Task to complete. Skip all pictures, then print the remaining material exactly.

Data.
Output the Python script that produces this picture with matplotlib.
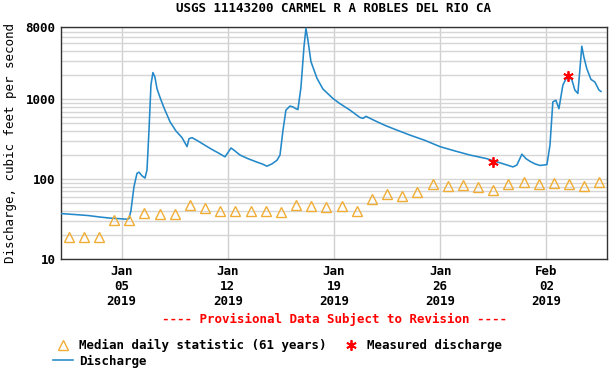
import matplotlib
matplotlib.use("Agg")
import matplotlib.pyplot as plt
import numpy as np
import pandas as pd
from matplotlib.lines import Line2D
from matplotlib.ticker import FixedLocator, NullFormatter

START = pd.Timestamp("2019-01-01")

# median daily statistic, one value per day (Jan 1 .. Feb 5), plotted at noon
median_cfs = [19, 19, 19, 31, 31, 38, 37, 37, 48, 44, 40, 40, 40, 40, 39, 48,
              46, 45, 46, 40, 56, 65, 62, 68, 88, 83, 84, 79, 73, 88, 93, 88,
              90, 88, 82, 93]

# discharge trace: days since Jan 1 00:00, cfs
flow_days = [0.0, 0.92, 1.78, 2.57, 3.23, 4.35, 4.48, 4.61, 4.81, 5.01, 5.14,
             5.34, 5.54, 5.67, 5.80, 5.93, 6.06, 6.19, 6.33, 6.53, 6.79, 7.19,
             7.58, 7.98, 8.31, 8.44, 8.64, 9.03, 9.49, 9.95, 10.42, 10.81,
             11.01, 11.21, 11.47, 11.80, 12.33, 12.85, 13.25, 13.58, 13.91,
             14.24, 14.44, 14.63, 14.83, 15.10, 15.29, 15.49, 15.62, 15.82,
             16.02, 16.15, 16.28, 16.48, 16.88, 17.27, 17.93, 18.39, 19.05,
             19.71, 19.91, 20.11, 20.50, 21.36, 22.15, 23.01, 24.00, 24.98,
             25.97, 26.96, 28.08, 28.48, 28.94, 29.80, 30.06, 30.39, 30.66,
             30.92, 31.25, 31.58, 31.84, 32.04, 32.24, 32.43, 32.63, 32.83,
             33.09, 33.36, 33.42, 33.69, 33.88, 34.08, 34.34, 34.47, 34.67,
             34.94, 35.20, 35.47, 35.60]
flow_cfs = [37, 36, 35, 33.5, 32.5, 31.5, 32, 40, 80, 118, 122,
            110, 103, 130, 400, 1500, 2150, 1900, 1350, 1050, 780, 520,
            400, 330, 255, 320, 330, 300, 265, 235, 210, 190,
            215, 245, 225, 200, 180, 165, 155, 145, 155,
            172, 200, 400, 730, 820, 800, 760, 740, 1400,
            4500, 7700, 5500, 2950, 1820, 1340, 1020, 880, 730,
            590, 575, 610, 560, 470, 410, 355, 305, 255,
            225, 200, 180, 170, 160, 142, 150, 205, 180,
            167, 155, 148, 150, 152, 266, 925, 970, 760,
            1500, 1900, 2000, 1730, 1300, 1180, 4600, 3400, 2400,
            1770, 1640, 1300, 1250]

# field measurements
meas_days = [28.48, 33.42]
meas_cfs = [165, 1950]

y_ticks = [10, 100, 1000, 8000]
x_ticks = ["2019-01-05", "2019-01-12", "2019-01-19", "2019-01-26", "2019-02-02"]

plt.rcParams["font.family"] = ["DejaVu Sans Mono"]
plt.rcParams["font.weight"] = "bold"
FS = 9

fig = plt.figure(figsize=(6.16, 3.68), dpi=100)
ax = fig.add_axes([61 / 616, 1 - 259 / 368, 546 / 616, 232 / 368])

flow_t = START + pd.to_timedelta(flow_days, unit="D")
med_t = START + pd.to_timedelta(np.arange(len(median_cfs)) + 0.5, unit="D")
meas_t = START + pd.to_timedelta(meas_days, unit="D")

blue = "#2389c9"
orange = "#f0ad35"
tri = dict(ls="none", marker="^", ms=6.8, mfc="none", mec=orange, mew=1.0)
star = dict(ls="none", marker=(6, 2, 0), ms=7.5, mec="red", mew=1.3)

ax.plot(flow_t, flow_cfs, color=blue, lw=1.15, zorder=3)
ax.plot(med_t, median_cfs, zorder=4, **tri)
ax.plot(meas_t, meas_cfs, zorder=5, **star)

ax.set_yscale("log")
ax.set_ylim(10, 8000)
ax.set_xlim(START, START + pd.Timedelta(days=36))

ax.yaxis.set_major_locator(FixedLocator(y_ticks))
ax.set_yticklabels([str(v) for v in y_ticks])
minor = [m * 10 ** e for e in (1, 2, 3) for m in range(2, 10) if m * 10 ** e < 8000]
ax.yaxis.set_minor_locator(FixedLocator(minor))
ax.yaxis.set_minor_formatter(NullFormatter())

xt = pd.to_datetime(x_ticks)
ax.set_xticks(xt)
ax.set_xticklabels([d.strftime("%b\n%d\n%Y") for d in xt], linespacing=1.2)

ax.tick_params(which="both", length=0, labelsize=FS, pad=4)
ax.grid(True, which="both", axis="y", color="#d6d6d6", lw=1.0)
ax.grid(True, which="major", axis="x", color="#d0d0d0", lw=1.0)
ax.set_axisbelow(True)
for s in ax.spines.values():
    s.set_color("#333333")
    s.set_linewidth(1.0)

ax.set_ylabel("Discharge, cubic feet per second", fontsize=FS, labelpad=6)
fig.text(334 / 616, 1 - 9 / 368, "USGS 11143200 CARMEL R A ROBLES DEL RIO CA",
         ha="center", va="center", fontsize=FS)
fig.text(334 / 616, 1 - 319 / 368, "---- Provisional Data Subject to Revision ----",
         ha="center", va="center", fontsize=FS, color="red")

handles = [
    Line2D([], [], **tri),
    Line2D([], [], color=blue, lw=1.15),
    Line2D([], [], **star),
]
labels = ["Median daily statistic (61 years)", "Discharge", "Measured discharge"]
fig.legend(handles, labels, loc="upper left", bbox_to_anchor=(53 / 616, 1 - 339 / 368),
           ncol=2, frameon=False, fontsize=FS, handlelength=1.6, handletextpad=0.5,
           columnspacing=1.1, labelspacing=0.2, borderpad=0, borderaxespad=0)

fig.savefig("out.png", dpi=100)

Finished task.
Output the Python script that produces this picture with matplotlib.
import matplotlib
matplotlib.use("Agg")
import matplotlib.pyplot as plt
import numpy as np
import pandas as pd
from matplotlib.lines import Line2D
from matplotlib.ticker import FixedLocator, NullFormatter

START = pd.Timestamp("2019-01-01")

# median daily statistic, one value per day (Jan 1 .. Feb 5), plotted at noon
median_cfs = [19, 19, 19, 31, 31, 38, 37, 37, 48, 44, 40, 40, 40, 40, 39, 48,
              46, 45, 46, 40, 56, 65, 62, 68, 88, 83, 84, 79, 73, 88, 93, 88,
              90, 88, 82, 93]

# discharge trace: days since Jan 1 00:00, cfs
flow_days = [0.0, 0.92, 1.78, 2.57, 3.23, 4.35, 4.48, 4.61, 4.81, 5.01, 5.14,
             5.34, 5.54, 5.67, 5.80, 5.93, 6.06, 6.19, 6.33, 6.53, 6.79, 7.19,
             7.58, 7.98, 8.31, 8.44, 8.64, 9.03, 9.49, 9.95, 10.42, 10.81,
             11.01, 11.21, 11.47, 11.80, 12.33, 12.85, 13.25, 13.58, 13.91,
             14.24, 14.44, 14.63, 14.83, 15.10, 15.29, 15.49, 15.62, 15.82,
             16.02, 16.15, 16.28, 16.48, 16.88, 17.27, 17.93, 18.39, 19.05,
             19.71, 19.91, 20.11, 20.50, 21.36, 22.15, 23.01, 24.00, 24.98,
             25.97, 26.96, 28.08, 28.48, 28.94, 29.80, 30.06, 30.39, 30.66,
             30.92, 31.25, 31.58, 31.84, 32.04, 32.24, 32.43, 32.63, 32.83,
             33.09, 33.36, 33.42, 33.69, 33.88, 34.08, 34.34, 34.47, 34.67,
             34.94, 35.20, 35.47, 35.60]
flow_cfs = [37, 36, 35, 33.5, 32.5, 31.5, 32, 40, 80, 118, 122,
            110, 103, 130, 400, 1500, 2150, 1900, 1350, 1050, 780, 520,
            400, 330, 255, 320, 330, 300, 265, 235, 210, 190,
            215, 245, 225, 200, 180, 165, 155, 145, 155,
            172, 200, 400, 730, 820, 800, 760, 740, 1400,
            4500, 7700, 5500, 2950, 1820, 1340, 1020, 880, 730,
            590, 575, 610, 560, 470, 410, 355, 305, 255,
            225, 200, 180, 170, 160, 142, 150, 205, 180,
            167, 155, 148, 150, 152, 266, 925, 970, 760,
            1500, 1900, 2000, 1730, 1300, 1180, 4600, 3400, 2400,
            1770, 1640, 1300, 1250]

# field measurements
meas_days = [28.48, 33.42]
meas_cfs = [165, 1950]

y_ticks = [10, 100, 1000, 8000]
x_ticks = ["2019-01-05", "2019-01-12", "2019-01-19", "2019-01-26", "2019-02-02"]

plt.rcParams["font.family"] = ["DejaVu Sans Mono"]
plt.rcParams["font.weight"] = "bold"
FS = 9

fig = plt.figure(figsize=(6.16, 3.68), dpi=100)
ax = fig.add_axes([61 / 616, 1 - 259 / 368, 546 / 616, 232 / 368])

flow_t = START + pd.to_timedelta(flow_days, unit="D")
med_t = START + pd.to_timedelta(np.arange(len(median_cfs)) + 0.5, unit="D")
meas_t = START + pd.to_timedelta(meas_days, unit="D")

blue = "#2389c9"
orange = "#f0ad35"
tri = dict(ls="none", marker="^", ms=6.8, mfc="none", mec=orange, mew=1.0)
star = dict(ls="none", marker=(6, 2, 0), ms=7.5, mec="red", mew=1.3)

ax.plot(flow_t, flow_cfs, color=blue, lw=1.15, zorder=3)
ax.plot(med_t, median_cfs, zorder=4, **tri)
ax.plot(meas_t, meas_cfs, zorder=5, **star)

ax.set_yscale("log")
ax.set_ylim(10, 8000)
ax.set_xlim(START, START + pd.Timedelta(days=36))

ax.yaxis.set_major_locator(FixedLocator(y_ticks))
ax.set_yticklabels([str(v) for v in y_ticks])
minor = [m * 10 ** e for e in (1, 2, 3) for m in range(2, 10) if m * 10 ** e < 8000]
ax.yaxis.set_minor_locator(FixedLocator(minor))
ax.yaxis.set_minor_formatter(NullFormatter())

xt = pd.to_datetime(x_ticks)
ax.set_xticks(xt)
ax.set_xticklabels([d.strftime("%b\n%d\n%Y") for d in xt], linespacing=1.2)

ax.tick_params(which="both", length=0, labelsize=FS, pad=4)
ax.grid(True, which="both", axis="y", color="#d6d6d6", lw=1.0)
ax.grid(True, which="major", axis="x", color="#d0d0d0", lw=1.0)
ax.set_axisbelow(True)
for s in ax.spines.values():
    s.set_color("#333333")
    s.set_linewidth(1.0)

ax.set_ylabel("Discharge, cubic feet per second", fontsize=FS, labelpad=6)
fig.text(334 / 616, 1 - 9 / 368, "USGS 11143200 CARMEL R A ROBLES DEL RIO CA",
         ha="center", va="center", fontsize=FS)
fig.text(334 / 616, 1 - 319 / 368, "---- Provisional Data Subject to Revision ----",
         ha="center", va="center", fontsize=FS, color="red")

handles = [
    Line2D([], [], **tri),
    Line2D([], [], color=blue, lw=1.15),
    Line2D([], [], **star),
]
labels = ["Median daily statistic (61 years)", "Discharge", "Measured discharge"]
fig.legend(handles, labels, loc="upper left", bbox_to_anchor=(53 / 616, 1 - 339 / 368),
           ncol=2, frameon=False, fontsize=FS, handlelength=1.6, handletextpad=0.5,
           columnspacing=1.1, labelspacing=0.2, borderpad=0, borderaxespad=0)

fig.savefig("out.png", dpi=100)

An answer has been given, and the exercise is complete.